If the SEC couldn't "fix" the auditing business in 31 years, why believe it can "fix" the rating agencies? The SEC should end the "NRSRO" designation. Anyone who wants to rate, rate. I have another idea: a rating agency accepting a fee from an issuer to rate a security assumes underwriter's liability. Further, the rating agency should be denied any "privity" defense with regard to holders of the security. Then it's: sue away and let the plaintiffs' bar discipline the agencies. I wonder how quickly the rating agencies will tell underwriters they can't afford to give unduly high ratings. I think the rating agencies would be afraid to rate securities "that lack historically relevant data" if they knew they would get sued over their ratings. See my 6 October post.

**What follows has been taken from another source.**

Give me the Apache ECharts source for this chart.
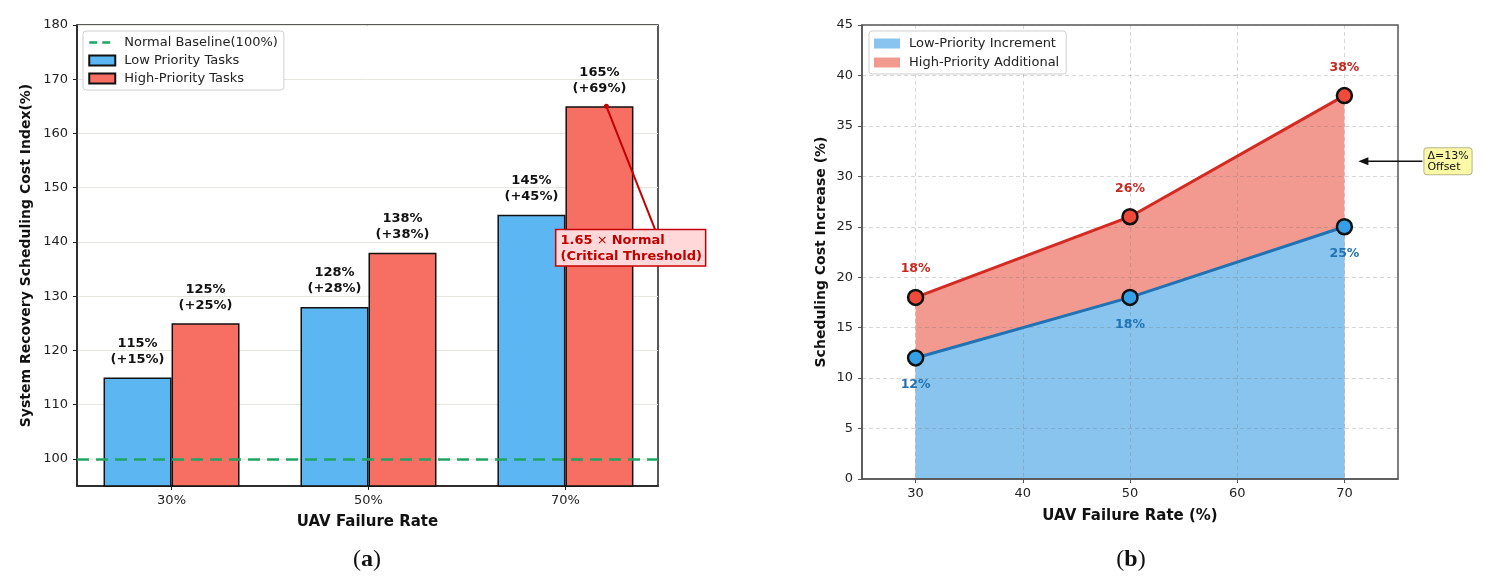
<!DOCTYPE html>
<html>
<head>
<meta charset="utf-8">
<script src="https://cdn.jsdelivr.net/npm/echarts@6/dist/echarts.min.js"></script>
<style>
  html, body { margin: 0; padding: 0; background: #fff; }
  #main { width: 1508px; height: 586px; }
</style>
</head>
<body>
<div id="main"></div>
<script>
// (a) bar chart
const failureRates = ['30%', '50%', '70%']
const lowPriority = [115, 128, 145]
const highPriority = [125, 138, 165]
const lowGain = [15, 28, 45]
const highGain = [25, 38, 69]
const baseline = 100
const costTicks = [100, 110, 120, 130, 140, 150, 160, 170, 180]
const barPos = [0, 1, 2]

// (b) area chart
const rateX = [30, 50, 70]
const lowIncrement = [12, 18, 25]
const highIncrement = [18, 26, 38]
const rateTicks = [30, 40, 50, 60, 70]

const FONT = 'DejaVu Sans'
const BLUE_FILL = '#88c4ee'
const RED_FILL = '#f29a90'
const chartDom = document.getElementById('main')
const myChart = echarts.init(chartDom)

const barLabel = (vals, gains) => ({
  show: true,
  position: 'top',
  distance: 10,
  formatter: (p) => vals[p.dataIndex] + '%\n(+' + gains[p.dataIndex] + '%)',
  fontFamily: FONT,
  fontSize: 13,
  fontWeight: 'bold',
  lineHeight: 16,
  color: '#111'
})

const legendBox = {
  orient: 'vertical',
  itemWidth: 26,
  itemHeight: 10,
  backgroundColor: '#fff',
  borderColor: '#cfcfcf',
  borderWidth: 1,
  borderRadius: 3,
  textStyle: { fontFamily: FONT, fontSize: 13, color: '#222', padding: [0, 0, 0, 4] }
}

const option = {
  animation: false,
  textStyle: { fontFamily: FONT },
  legend: [
    Object.assign({}, legendBox, {
      left: 83,
      top: 31,
      padding: [5, 6, 5, 5],
      itemGap: 5,
      data: [
        { name: 'Normal Baseline(100%)', itemStyle: { opacity: 0 }, lineStyle: { color: '#1fa463', type: [8, 5], width: 2.5 } },
        { name: 'Low Priority Tasks', icon: 'rect' },
        { name: 'High-Priority Tasks', icon: 'rect' }
      ]
    }),
    Object.assign({}, legendBox, {
      left: 869,
      top: 31,
      padding: [6, 7, 5, 5],
      itemGap: 6,
      data: [
        { name: 'Low-Priority Increment', icon: 'rect', itemStyle: { color: BLUE_FILL, borderWidth: 0 } },
        { name: 'High-Priority Additional', icon: 'rect', itemStyle: { color: RED_FILL, borderWidth: 0 } }
      ]
    })
  ],
  grid: [
    { left: 77, top: 25, width: 581, height: 461, show: true, borderColor: '#222', borderWidth: 1.5, backgroundColor: 'transparent' },
    { left: 862, top: 25, width: 536, height: 454, show: true, borderColor: '#555', borderWidth: 1.5, backgroundColor: 'transparent' }
  ],
  xAxis: [
    {
      gridIndex: 0,
      type: 'value',
      min: -0.48,
      max: 2.47,
      name: 'UAV Failure Rate',
      nameLocation: 'middle',
      nameGap: 29,
      nameTextStyle: { fontFamily: FONT, fontSize: 15, fontWeight: 'bold', color: '#111' },
      axisLine: { onZero: false, lineStyle: { color: '#222', width: 1.5 } },
      axisTick: { show: true, length: 4, customValues: barPos, lineStyle: { color: '#222' } },
      axisLabel: { fontFamily: FONT, fontSize: 13, color: '#222', margin: 8, customValues: barPos, formatter: (v) => failureRates[Math.round(v)] },
      splitLine: { show: false }
    },
    {
      gridIndex: 1,
      type: 'value',
      min: 25,
      max: 75,
      name: 'UAV Failure Rate (%)',
      nameLocation: 'middle',
      nameGap: 30,
      nameTextStyle: { fontFamily: FONT, fontSize: 15, fontWeight: 'bold', color: '#111' },
      axisLine: { onZero: false, lineStyle: { color: '#555', width: 1.5 } },
      axisTick: { show: true, length: 4, customValues: rateTicks, lineStyle: { color: '#555' } },
      axisLabel: { fontFamily: FONT, fontSize: 13, color: '#222', margin: 8, customValues: rateTicks },
      splitLine: { show: true, lineStyle: { color: 'rgba(110,110,110,0.28)', type: [4, 3], width: 1 } }
    }
  ],
  yAxis: [
    {
      gridIndex: 0,
      type: 'value',
      min: 95,
      max: 180,
      name: 'System Recovery Scheduling Cost Index(%)',
      nameLocation: 'middle',
      nameGap: 44,
      nameTextStyle: { fontFamily: FONT, fontSize: 14, fontWeight: 'bold', color: '#111' },
      axisLine: { show: true, onZero: false, lineStyle: { color: '#222', width: 1.5 } },
      axisTick: { show: true, length: 4, customValues: costTicks, lineStyle: { color: '#222' } },
      axisLabel: { fontFamily: FONT, fontSize: 13, color: '#222', margin: 9, customValues: costTicks },
      splitLine: { show: true, lineStyle: { color: '#e6e6dd', width: 1 } }
    },
    {
      gridIndex: 1,
      type: 'value',
      min: 0,
      max: 45,
      interval: 5,
      name: 'Scheduling Cost Increase (%)',
      nameLocation: 'middle',
      nameGap: 34,
      nameTextStyle: { fontFamily: FONT, fontSize: 14, fontWeight: 'bold', color: '#111' },
      axisLine: { show: true, onZero: false, lineStyle: { color: '#555', width: 1.5 } },
      axisTick: { show: true, length: 4, lineStyle: { color: '#555' } },
      axisLabel: { fontFamily: FONT, fontSize: 13, color: '#222', margin: 9 },
      splitLine: { show: true, lineStyle: { color: 'rgba(110,110,110,0.28)', type: [4, 3], width: 1 } }
    }
  ],
  series: [
    {
      name: 'Normal Baseline(100%)',
      type: 'line',
      xAxisIndex: 0,
      yAxisIndex: 0,
      data: [],
      symbol: 'none',
      color: '#1fa463',
      lineStyle: { color: '#1fa463', type: [8, 5], width: 2.5 },
      z: 5,
      markLine: {
        silent: true,
        symbol: 'none',
        label: { show: false },
        lineStyle: { color: '#1fa463', type: [12, 7], width: 2.5 },
        data: [{ yAxis: baseline }]
      }
    },
    {
      name: 'Low Priority Tasks',
      type: 'bar',
      xAxisIndex: 0,
      yAxisIndex: 0,
      data: barPos.map((x, i) => [x, lowPriority[i]]),
      barWidth: 68,
      barGap: '0%',
      itemStyle: { color: '#5cb6f2', borderColor: '#111', borderWidth: 1.5 },
      label: barLabel(lowPriority, lowGain)
    },
    {
      name: 'High-Priority Tasks',
      type: 'bar',
      xAxisIndex: 0,
      yAxisIndex: 0,
      data: barPos.map((x, i) => [x, highPriority[i]]),
      barWidth: 68,
      barGap: '0%',
      itemStyle: { color: '#f76f62', borderColor: '#111', borderWidth: 1.5 },
      label: barLabel(highPriority, highGain)
    },
    // filled bands (drawn under the dashed grid)
    {
      name: 'High-Priority Additional',
      type: 'line',
      xAxisIndex: 1,
      yAxisIndex: 1,
      data: rateX.map((x, i) => [x, highIncrement[i]]),
      symbol: 'none',
      color: RED_FILL,
      lineStyle: { width: 0 },
      areaStyle: { color: RED_FILL, opacity: 1 },
      z: -2
    },
    {
      name: 'Low-Priority Increment',
      type: 'line',
      xAxisIndex: 1,
      yAxisIndex: 1,
      data: rateX.map((x, i) => [x, lowIncrement[i]]),
      symbol: 'none',
      color: BLUE_FILL,
      lineStyle: { width: 0 },
      areaStyle: { color: BLUE_FILL, opacity: 1 },
      z: -1
    },
    // outlines, markers and value labels
    {
      name: 'lowLine',
      type: 'line',
      xAxisIndex: 1,
      yAxisIndex: 1,
      data: rateX.map((x, i) => [x, lowIncrement[i]]),
      symbol: 'circle',
      symbolSize: 15,
      lineStyle: { color: '#1f72b4', width: 3 },
      itemStyle: { color: '#35a0e8', borderColor: '#111', borderWidth: 2.5 },
      label: {
        show: true,
        position: 'bottom',
        distance: 12,
        formatter: (p) => lowIncrement[p.dataIndex] + '%',
        fontFamily: FONT,
        fontSize: 12.5,
        fontWeight: 'bold',
        color: '#1f72b4'
      },
      z: 3
    },
    {
      name: 'highLine',
      type: 'line',
      xAxisIndex: 1,
      yAxisIndex: 1,
      data: rateX.map((x, i) => [x, highIncrement[i]]),
      symbol: 'circle',
      symbolSize: 15,
      lineStyle: { color: '#d42a22', width: 3 },
      itemStyle: { color: '#f04a3a', borderColor: '#111', borderWidth: 2.5 },
      label: {
        show: true,
        position: 'top',
        distance: 13,
        formatter: (p) => highIncrement[p.dataIndex] + '%',
        fontFamily: FONT,
        fontSize: 12.5,
        fontWeight: 'bold',
        color: '#c62820'
      },
      z: 4
    }
  ]
}

myChart.setOption(option)

// annotations placed from the axes
const peak = myChart.convertToPixel({ xAxisIndex: 0, yAxisIndex: 0 }, [barPos[2], highPriority[2]])
const dotX = peak[0] + 41
const dotY = peak[1]
const last = rateX.length - 1
const mid = myChart.convertToPixel({ xAxisIndex: 1, yAxisIndex: 1 },
  [rateX[last], (lowIncrement[last] + highIncrement[last]) / 2])
const delta = highIncrement[last] - lowIncrement[last]

myChart.setOption({
  graphic: [
    {
      type: 'line',
      shape: { x1: dotX, y1: dotY, x2: dotX + 49, y2: dotY + 124 },
      style: { stroke: '#c40000', lineWidth: 2 },
      z: 20
    },
    {
      type: 'circle',
      shape: { cx: dotX, cy: dotY, r: 2.5 },
      style: { fill: '#c40000' },
      z: 21
    },
    {
      type: 'text',
      x: dotX - 50,
      y: dotY + 124,
      z: 22,
      style: {
        text: '{b|1.65} × {b|Normal}\n{b|(Critical Threshold)}',
        fill: '#c00000',
        font: '13px "DejaVu Sans"',
        lineHeight: 16,
        backgroundColor: '#ffd9d9',
        borderColor: '#c40000',
        borderWidth: 1.5,
        padding: [2, 3, 1, 4],
        rich: {
          b: { fontFamily: FONT, fontSize: 13, fontWeight: 'bold', fill: '#c00000', lineHeight: 16 }
        }
      }
    },
    {
      type: 'line',
      shape: { x1: mid[0] + 78, y1: mid[1], x2: mid[0] + 22, y2: mid[1] },
      style: { stroke: '#111', lineWidth: 1.5 },
      z: 20
    },
    {
      type: 'polygon',
      shape: { points: [[mid[0] + 14, mid[1]], [mid[0] + 24, mid[1] - 4], [mid[0] + 24, mid[1] + 4]] },
      style: { fill: '#111' },
      z: 20
    },
    {
      type: 'text',
      x: mid[0] + 80,
      y: mid[1] - 13,
      z: 22,
      style: {
        text: 'Δ=' + delta + '%\nOffset',
        fill: '#111',
        font: '11px "DejaVu Sans"',
        lineHeight: 11,
        backgroundColor: '#fbf9a6',
        borderColor: '#b8b48a',
        borderWidth: 1,
        borderRadius: 3,
        padding: [2, 3, 2, 3]
      }
    },
    {
      type: 'text',
      x: 367,
      y: 560,
      style: {
        text: '({b|a})',
        fill: '#111',
        font: '24px "Liberation Serif"',
        align: 'center',
        verticalAlign: 'middle',
        rich: { b: { fontFamily: 'Liberation Serif', fontSize: 24, fontWeight: 'bold', fill: '#111' } }
      }
    },
    {
      type: 'text',
      x: 1131,
      y: 560,
      style: {
        text: '({b|b})',
        fill: '#111',
        font: '24px "Liberation Serif"',
        align: 'center',
        verticalAlign: 'middle',
        rich: { b: { fontFamily: 'Liberation Serif', fontSize: 24, fontWeight: 'bold', fill: '#111' } }
      }
    }
  ]
})
</script>
</body>
</html>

"So how can we increase transparency in a complex market where everyone involved profits by keeping the investor in the dark? One way would be 'a large lawsuit by a well-capitalized institution.' says Sylvain Raynes [SR], a principal at R&R Consulting, a structured valuation boutique in New York. Another way would be to utilize 'cybernetics, or the theory of feedback control, in both primary and secondary markets,' he says. (Here I thought the structures were incomprehensible. Now I find out that cybernetics is the key to enlightenment.) ... For our purposes here, the issue is the 'need to introduce secondary market monitoring in a meaningful way,' Raynes says. The primary market needs to develop 'valuation standards,' which 'could have avoided 90 percent of the problems,' he says. 'It is possible to know a priori that a deal does not work, that the amount of securities in the transaction is too high'," Caroline Baum at, 24 August.

I agree in part with SR, a "large lawsuit by a well-capitalized institution" would help. Still better might be an indictment of a rating agency and an underwriter under say, 18 USC 225, continuing financial crimes enterprise. Mike Garcia (MG), wake up! You might become New York State's next governor! Needing "secondary market monitoring" may be SR's way of saying our old friend is back, the classical agency problem. I can't see how developing "valuation standards ... could have avoided 90 percent of the problem". If SR could explain this to me I would appreciate it. Having been a CPA for many years, I've concluded in many instances, "standards" just protect the "professional" from malpractice lawsuits. Nor do I understand the phrase "the amount of securities in the transaction is too high". Too high for what?

18 USC 225 requires "a series of violations under section ... 1014 ... of this title". 18 USC 1014 states, "Whoever knowingly makes any false statement or report, or willfully overvalues any land, property or security, for the purpose of influencing in any way the action of ... any institution the accounts of which are insured by the Federal Deposit Insurance Corporation [FDIC], the Office of Thrift Supervision, ... the [FDIC], ... upon any application, advance, discount, purchase, purchase agreement, repurchse agreement, commitment, or loan, or any change or extension of the same, by renewal, deferment of action or otherwise, or the acceptance, release, or substitution of security therefor, shall be fined not more than $1,000,000 or imprisoned not more than 30 years, or both". Good authority indicates the rating agencies did this, i.e., Ann Rutledge told us; see my 27 December post. What makes 18 USC 1014 so juicy, is: willfull overvalution of almost anything to influence a financial institution is a felony. I wonder if Hank Paulson's Treasury Department attorneys knew this before he tried to float MLEC? Under any circumstances, MG, hop on this. Your governorship awaits.